Sea ice plays a dual role in polar climate that extends far beyond its role in brine rejection. First, it is an insulating blanket: even a meter of ice dramatically reduces heat exchange between the relatively warm ocean (around −1.8°C, the freezing point of seawater) and the much colder atmosphere above (which can reach −40°C or below in winter). Without sea ice, the ocean would lose far more heat to the atmosphere. Second, sea ice has a very high albedo — it reflects 50–70% of incoming solar radiation, compared to the open ocean, which absorbs over 90%. This creates a powerful positive feedback loop: as warming melts ice, the newly exposed dark ocean absorbs more heat, which melts more ice, which exposes more dark ocean. This ice-albedo feedback is the primary driver of Arctic amplification, the observation that the Arctic is warming 2–4 times faster than the global average.
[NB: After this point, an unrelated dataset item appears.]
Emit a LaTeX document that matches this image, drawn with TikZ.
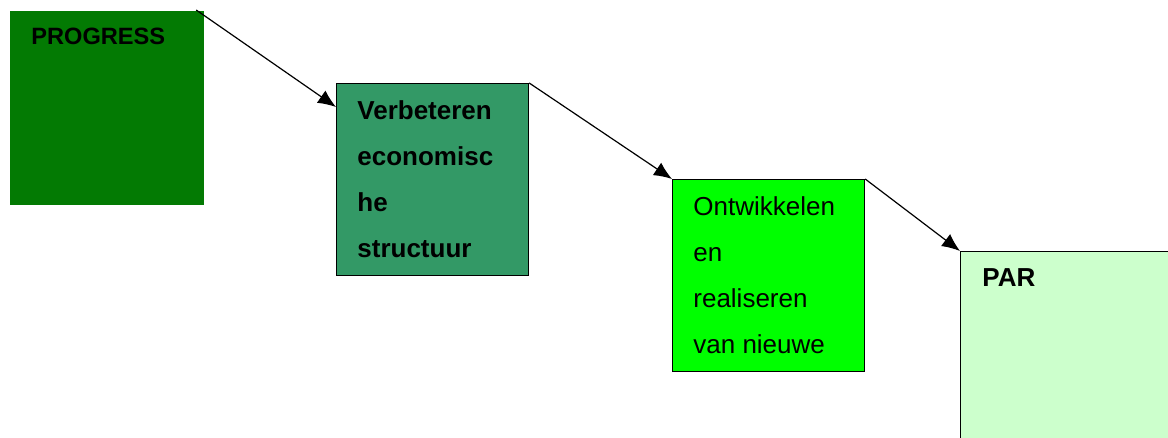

The two polar regions behave very differently because of their opposite geographies. The Arctic is a semi-enclosed ocean basin surrounded by continents, which restricts water exchange and traps heat. The Antarctic is a continent surrounded by the Southern Ocean, with the powerful Antarctic Circumpolar Current flowing unimpeded around it, isolating Antarctica thermally and making it far colder than the Arctic at equivalent latitudes. This geographic asymmetry means Arctic sea ice is declining rapidly under climate warming — summer ice extent has dropped roughly 40% since satellite observations began in 1979 — while Antarctic sea ice has shown more complex, regionally variable trends. Understanding these polar processes is essential because changes in sea ice extent, deep water formation rates, and ice-albedo feedback all propagate through the global climate system, affecting ocean circulation, heat transport, and sea level far from the poles themselves.